Reproduce every entry below precisely; do not include the pictures.
:: Available records
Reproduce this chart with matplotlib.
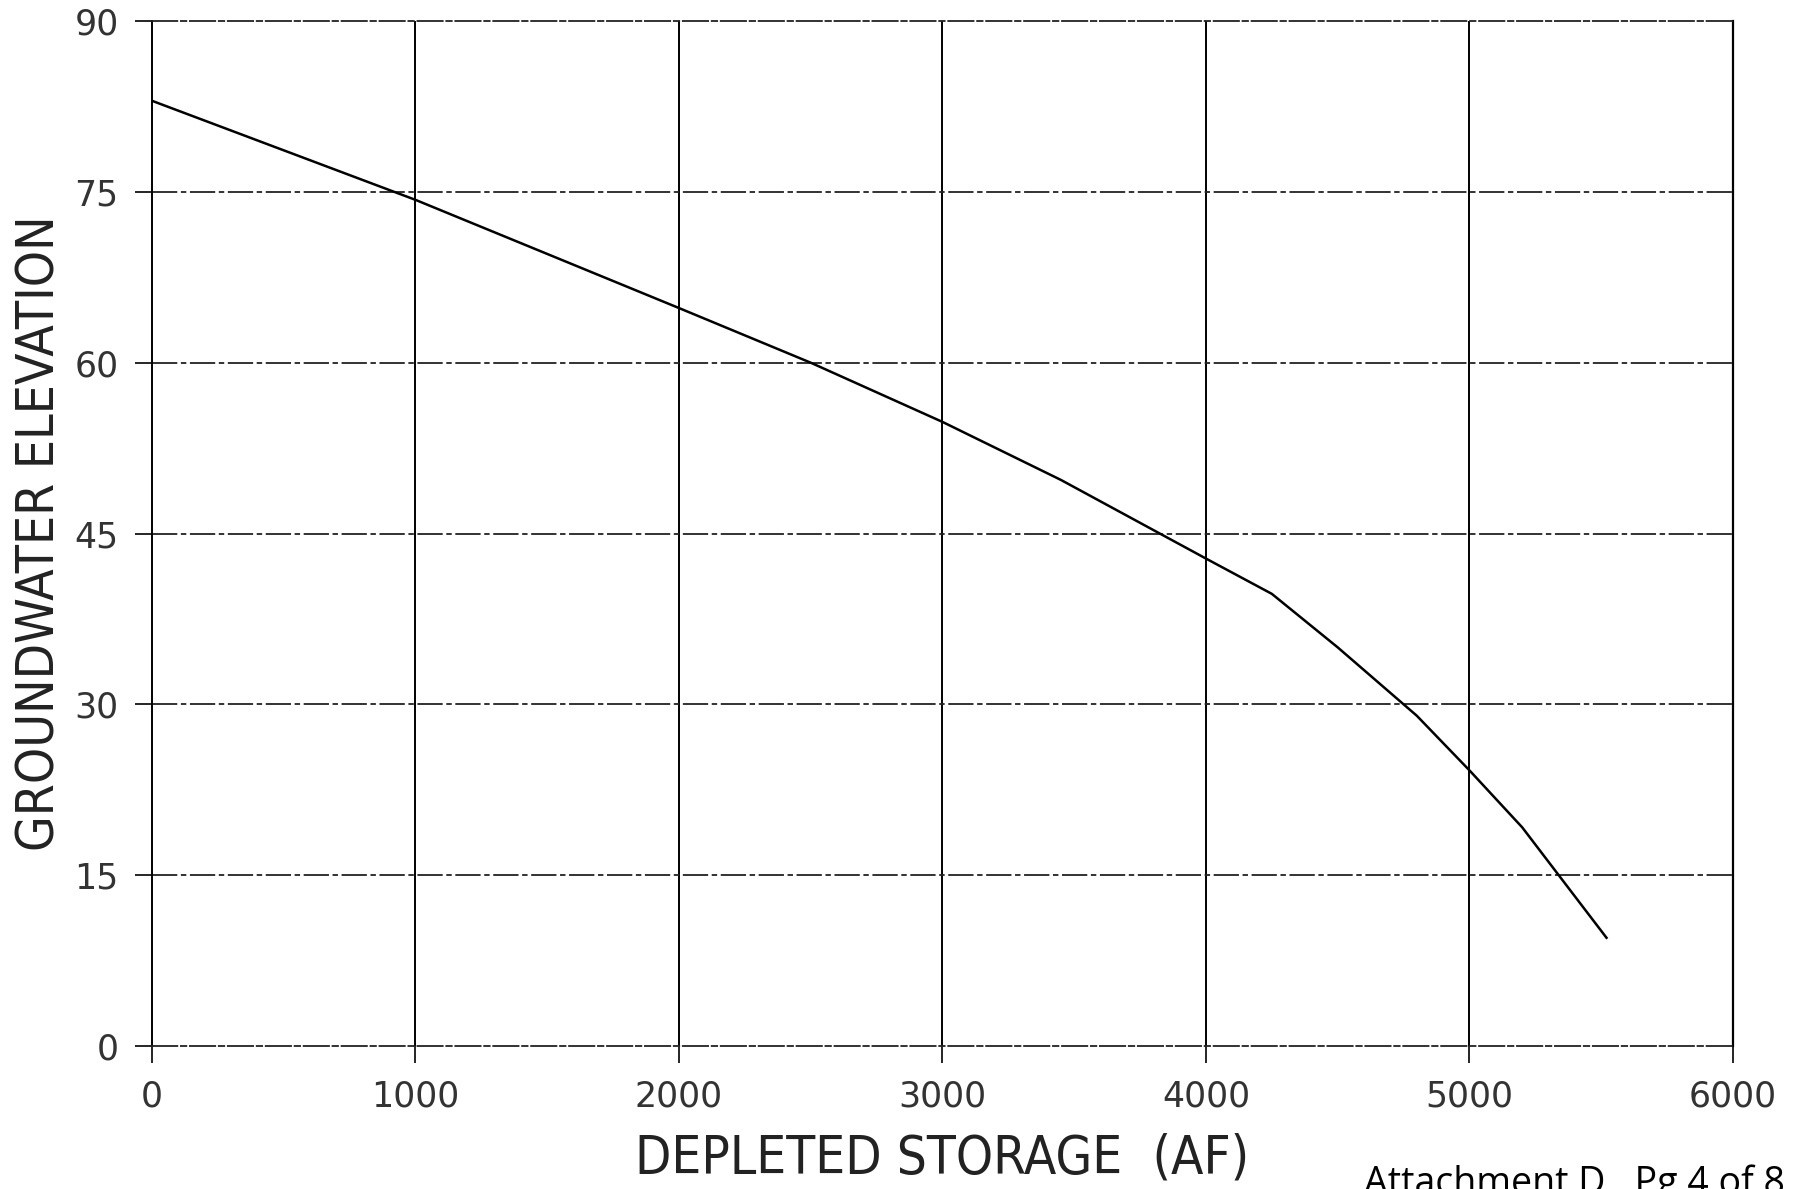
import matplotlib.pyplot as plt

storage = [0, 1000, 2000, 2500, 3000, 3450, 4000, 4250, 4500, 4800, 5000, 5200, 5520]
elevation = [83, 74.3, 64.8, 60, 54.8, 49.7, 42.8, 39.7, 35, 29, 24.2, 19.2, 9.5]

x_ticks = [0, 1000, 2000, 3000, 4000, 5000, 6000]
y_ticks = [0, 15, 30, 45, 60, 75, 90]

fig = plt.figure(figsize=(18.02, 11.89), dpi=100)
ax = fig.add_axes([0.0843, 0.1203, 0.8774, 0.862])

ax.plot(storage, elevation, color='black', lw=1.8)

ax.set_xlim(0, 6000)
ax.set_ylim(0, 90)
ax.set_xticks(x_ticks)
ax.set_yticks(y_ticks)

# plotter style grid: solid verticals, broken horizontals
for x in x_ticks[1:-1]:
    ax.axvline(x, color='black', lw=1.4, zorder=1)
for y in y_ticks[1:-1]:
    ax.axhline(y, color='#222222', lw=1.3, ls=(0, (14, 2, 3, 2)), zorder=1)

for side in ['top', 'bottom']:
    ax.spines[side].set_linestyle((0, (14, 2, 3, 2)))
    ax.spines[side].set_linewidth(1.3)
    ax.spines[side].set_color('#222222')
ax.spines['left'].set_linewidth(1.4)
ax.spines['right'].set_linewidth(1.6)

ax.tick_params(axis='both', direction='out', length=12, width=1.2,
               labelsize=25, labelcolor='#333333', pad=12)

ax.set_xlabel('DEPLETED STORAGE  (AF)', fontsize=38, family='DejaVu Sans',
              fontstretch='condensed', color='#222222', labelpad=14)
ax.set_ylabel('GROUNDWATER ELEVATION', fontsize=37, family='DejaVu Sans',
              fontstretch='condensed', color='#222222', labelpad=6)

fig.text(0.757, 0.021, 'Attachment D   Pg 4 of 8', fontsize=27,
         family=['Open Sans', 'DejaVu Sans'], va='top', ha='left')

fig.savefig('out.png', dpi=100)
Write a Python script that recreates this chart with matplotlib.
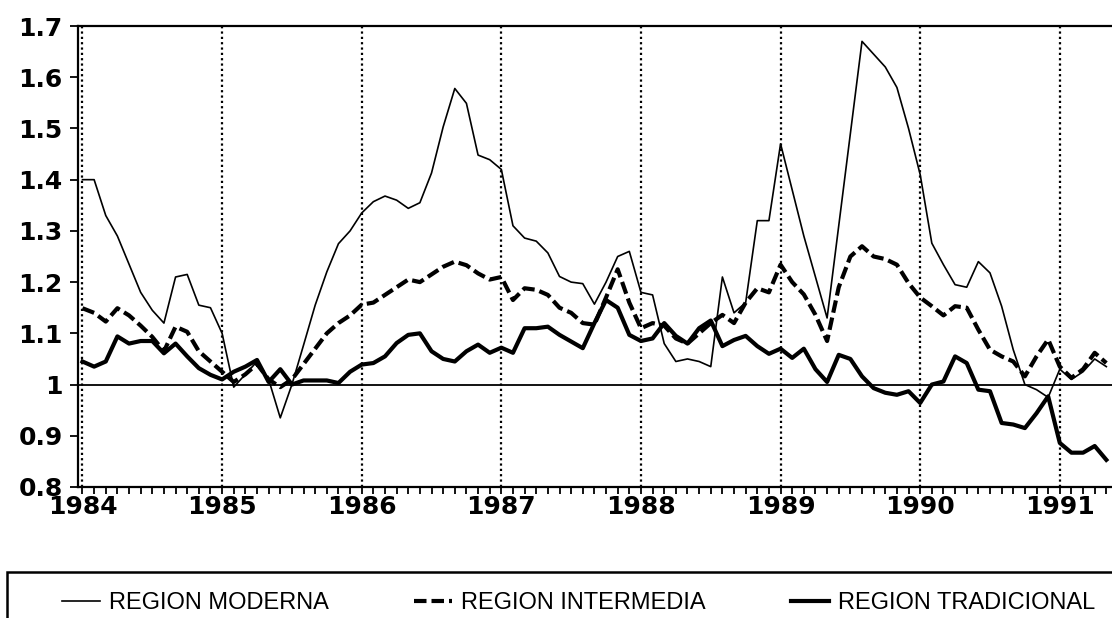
::::
◆ Solution for this task ◆
Reproduce this chart with matplotlib.
import matplotlib.pyplot as plt

storage = [0, 1000, 2000, 2500, 3000, 3450, 4000, 4250, 4500, 4800, 5000, 5200, 5520]
elevation = [83, 74.3, 64.8, 60, 54.8, 49.7, 42.8, 39.7, 35, 29, 24.2, 19.2, 9.5]

x_ticks = [0, 1000, 2000, 3000, 4000, 5000, 6000]
y_ticks = [0, 15, 30, 45, 60, 75, 90]

fig = plt.figure(figsize=(18.02, 11.89), dpi=100)
ax = fig.add_axes([0.0843, 0.1203, 0.8774, 0.862])

ax.plot(storage, elevation, color='black', lw=1.8)

ax.set_xlim(0, 6000)
ax.set_ylim(0, 90)
ax.set_xticks(x_ticks)
ax.set_yticks(y_ticks)

# plotter style grid: solid verticals, broken horizontals
for x in x_ticks[1:-1]:
    ax.axvline(x, color='black', lw=1.4, zorder=1)
for y in y_ticks[1:-1]:
    ax.axhline(y, color='#222222', lw=1.3, ls=(0, (14, 2, 3, 2)), zorder=1)

for side in ['top', 'bottom']:
    ax.spines[side].set_linestyle((0, (14, 2, 3, 2)))
    ax.spines[side].set_linewidth(1.3)
    ax.spines[side].set_color('#222222')
ax.spines['left'].set_linewidth(1.4)
ax.spines['right'].set_linewidth(1.6)

ax.tick_params(axis='both', direction='out', length=12, width=1.2,
               labelsize=25, labelcolor='#333333', pad=12)

ax.set_xlabel('DEPLETED STORAGE  (AF)', fontsize=38, family='DejaVu Sans',
              fontstretch='condensed', color='#222222', labelpad=14)
ax.set_ylabel('GROUNDWATER ELEVATION', fontsize=37, family='DejaVu Sans',
              fontstretch='condensed', color='#222222', labelpad=6)

fig.text(0.757, 0.021, 'Attachment D   Pg 4 of 8', fontsize=27,
         family=['Open Sans', 'DejaVu Sans'], va='top', ha='left')

fig.savefig('out.png', dpi=100)
Write a Python script that recreates this chart with matplotlib.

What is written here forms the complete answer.